Tag Archives: Frederick Mennonite Church

All Together in One Place

by Chris Nickels, Pastor at Spring Mount Mennonite Church

On Sunday June 4, five Franconia Conference congregations (Wellspring, Methacton, Spring Mount, Frederick, and Providence) gathered in Skippack to worship together and have a picnic.  Skippack has some historical significance, being the place where Mennonites first settled in  Montgomery County.  A few centuries later we are still here, seeking to live out a vision of faithful witness to Jesus Christ.

In the beautiful surroundings of Hallman’s Grove, tucked within a residential neighborhood just east of the village, I was reminded of the life and Spirit that surrounds us. One’s senses could pick up the sights and sounds of creation as well as a gentle breeze— especially meaningful on this day of Pentecost that was the focal point of our gathering.

We celebrated the coming of the Holy Spirit to the first followers of Jesus (Acts 2), and the gifts of the Spirit present among us today. Worship included speaking and singing in different languages, and a recitation of the Lord’s Prayer included nine languages (Spanish, Indonesian, English, German, Greek, Italian, Kannada, French, Vietnamese). Pastor Sandy Drescher-Lehman of Methacton Mennonite Church presented a children’s story about the birth of the church—complete with birthday cake! —and she and the children led us in a fun birthday song.

We prayed for each other, for our pastors, and also for a local food pantry, all of which reminded me of our common mission in central Montgomery County.  Our pastors took turns giving a short message about how we have been living out God’s mission and how we are being empowered for ministry by the Spirit. The picnic, organized by members of each church, provided plenty of delicious food and space to build relationships with one another.

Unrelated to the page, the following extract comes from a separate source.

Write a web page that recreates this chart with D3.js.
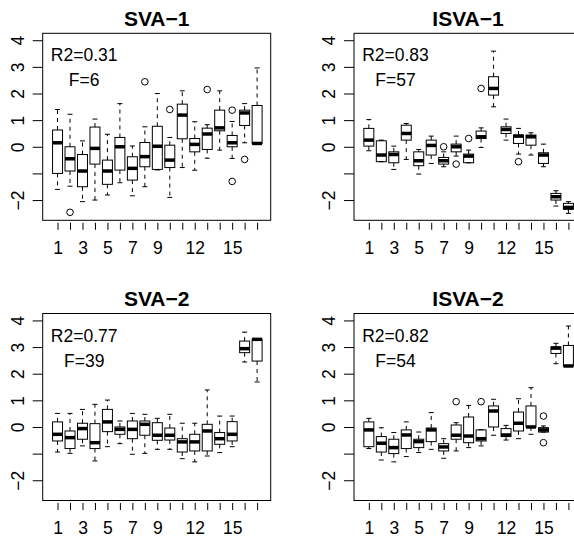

The event was a team effort among our congregations, and I think we are discovering that we really enjoy working together and are being blessed in our common activities and growing relationships. Despite the small size of our individual congregations, we are noticing that we benefit from diverse membership and from the wisdom of our elder members. We are realizing that our small congregations can be a blessing to our conference and also to our local communities. We have unique gifts to offer, and by the end of our time together I felt energized for how we might continue to share the love and light of Christ together.

Unity in Thanksgiving

By Sandy Drescher-Lehman, Pastor of Methacton Mennonite Church

Four Franconia Mennonite Conference churches met on the Sunday before Thanksgiving to proclaim the One who unifies them even amidst the diversity of opinions, theology, wealth, and political persuasions among other things. Ideas had been brewing in the hearts of several pastors of small churches in close proximity to each other for some time, to find ways to support and resource each other.  Last summer, that dream became a reality as the pastors began to meet together. One of the outcomes of those meetings was this joint Thanksgiving worship service.

The pastors and congregations of Wellspring Church of Skippack, Frederick Mennonite Church, and Spring Mount Mennonite Church gathered at Methacton Mennonite Church on November 20 for the anticipated and momentous event!  People who usually have plenty of room on their benches, were packed in like smiling sardines.  Singers who ordinarily can identify every voice, were overwhelmed with the grand blend of harmonious praise. A colorful mountain of boxes and cans and bags began to grow in the front of the sanctuary as people streamed in with their offerings of food to be shared with their neighborhood food pantry. An open conversation among the four pastors,  inspired comradery with other churches who also have an average of 15-30 members and who also each share the vibrancy of unique vision and mission intentions, centered around following Jesus Christ. Three pastors were happy to hear Mike Meneses share the Word and four song leaders led their congregations in a round of “Go now in peace,” (#429 HWB).

Friendships were lit and fanned into beautiful flames as we then spent informal time together around the tables of food and drink, with hopes of more joint ventures to come.  Emulating what was shared at Conference Assembly two weeks earlier, we celebrated what is being planted and watered in our separate congregations and were inspired to notice how God calls us to grow into the days before us.